Paper short abstract
What happens if we read the cataclysmic historiography of Japan's lost decades, 1990s-2000s, as a period of prolific, compelling, radical, and revolutionary women artists, who played the interdisciplinary fields of performance, installation, and media with targeted social and political objectives.
Paper long abstract
What happens if we claim that the cataclysmic historiography of Japan's lost decades of the 1990s to 2000s is a period of prolific, powerful, evocative, compelling, impassioned, risky, radical, and revolutionary women artists, who played the interdisciplinary fields of performance, installation, and media with targeted social and political objectives and actions. The Kobe Earthquake, the financial meltdown and stagnation, loss of lifetime employment (for men), the Aum cult poisoning attack, and the trial concerning homosexuality, can be placed in contrast to the private and individual deepening of the women's movement along side the developing internet/media arena.
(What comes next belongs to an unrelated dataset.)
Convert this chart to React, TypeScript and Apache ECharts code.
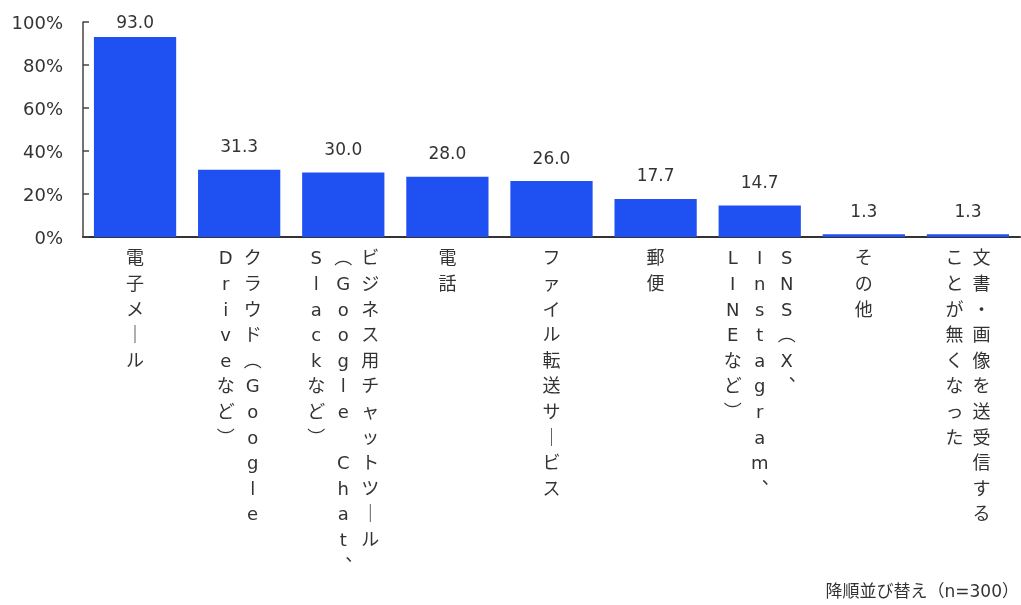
import React, { useEffect, useRef } from "react";
import * as echarts from "echarts";

// Category label columns (vertical text, read right-to-left)
const labelColumns: string[][] = [
  ["電子メール"],
  ["クラウド（Google", "Driveなど）"],
  ["ビジネス用チャットツール", "（Google Chat、", "Slackなど）"],
  ["電話"],
  ["ファイル転送サービス"],
  ["郵便"],
  ["SNS（X、", "Instagram、", "LINEなど）"],
  ["その他"],
  ["文書・画像を送受信する", "ことが無くなった"],
];
const categories = labelColumns.map((c) => c.join(""));
const values = [93.0, 31.3, 30.0, 28.0, 26.0, 17.7, 14.7, 1.3, 1.3];
const yMin = 0;
const yMax = 100;
const yInterval = 20;
const footnote = "降順並び替え（n=300）";

const FONT = "'DejaVu Sans', 'Noto Sans CJK JP', sans-serif";
const TEXT = "#333333";
const BAR = "#1F50F2";

const verticalForms: Record<string, string> = {
  "ー": "｜",
  "（": "︵",
  "）": "︶",
  "、": "︑",
};

function verticalLabel(index: number): string {
  const cols = labelColumns[index] || [];
  const chars = cols.map((c) => Array.from(c).map((ch) => verticalForms[ch] || ch));
  const rows = Math.max(...chars.map((c) => c.length));
  const lines: string[] = [];
  for (let r = 0; r < rows; r++) {
    let line = "";
    for (let k = chars.length - 1; k >= 0; k--) {
      const ch = chars[k][r];
      line += "{c|" + (ch === undefined || ch === " " ? " " : ch) + "}";
    }
    lines.push(line);
  }
  return lines.join("\n");
}

export default function App() {
  const ref = useRef<HTMLDivElement>(null);
  useEffect(() => {
    if (!ref.current) return;
    const chart = echarts.init(ref.current, undefined, { renderer: "svg" });
    chart.setOption({
      animation: false,
      textStyle: { fontFamily: FONT },
      grid: { left: 83, right: 1, top: 22, bottom: 368, containLabel: false },
      xAxis: {
        type: "category",
        data: categories,
        axisLine: { show: true, lineStyle: { color: TEXT, width: 2 } },
        axisTick: { show: false },
        splitLine: { show: false },
        axisLabel: {
          interval: 0,
          margin: 8,
          formatter: (_v: string, i: number) => verticalLabel(i),
          rich: {
            c: {
              width: 27,
              align: "center",
              fontSize: 18,
              lineHeight: 25.6,
              color: TEXT,
              fontFamily: FONT,
            },
          },
        },
      },
      yAxis: {
        type: "value",
        min: yMin,
        max: yMax,
        interval: yInterval,
        axisLine: { show: true, lineStyle: { color: "#444444", width: 1.5 } },
        axisTick: { show: true, inside: true, length: 6, lineStyle: { color: "#444444", width: 1.5 } },
        splitLine: { show: false },
        axisLabel: {
          formatter: "{value}%",
          margin: 20,
          fontSize: 18,
          color: TEXT,
          fontFamily: FONT,
        },
      },
      series: [
        {
          type: "bar",
          data: values.map((v, i) =>
            i === 0 ? { value: v, label: { distance: 7 } } : { value: v }
          ),
          barCategoryGap: "21%",
          itemStyle: { color: BAR },
          label: {
            show: true,
            position: "top",
            distance: 15,
            fontSize: 17,
            color: TEXT,
            fontFamily: FONT,
            formatter: (p: any) => Number(p.value).toFixed(1),
          },
        },
      ],
      graphic: [
        {
          type: "text",
          right: 2,
          top: 582,
          style: { text: footnote, fontSize: 17, fill: TEXT, fontFamily: FONT },
        },
      ],
    });
    return () => chart.dispose();
  }, []);
  return (
    <div
      ref={ref}
      style={{ position: "fixed", left: 0, top: 0, width: 1021, height: 605 }}
    />
  );
}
This presentation will contextualize and describe the works of several women artists who are central to this expanded historiographic archive. These women created works that refused the categories and (largely economic and male) critical conversations on art-making practices and values. Counter to the labels of "quiet theatre," "recessionary," "junk," "cool," "flat," or "lost generation," these women exploded the time-space of theatrical materiality with their bodies, acts and media, which demanded their spectators' affective social engagement. Among others I consider the early works of Shiota Chiharu's video performance art, Kisaragi Koharu's performance plays, Yubiwa Hotel Shirotama Hitsujiya's performance art, and Kurosawa Mika's butoh-dance art. I describe how the "event-moment" surrounding each artwork intersects with the style, media, place, audience, and body politics of each artist. I argue for a performance studies archive that explodes the still-life of "lost decades," cutting through the corrosive layers of patterned narratives and, in contrast, animates a mutable, unstable even volatile expedition through the "lost and found" art works of these decades of experiment women artists. This presentation is part of the Performance Archive Project: Expanded Practices through a Cooperative International Performance Studies Archive.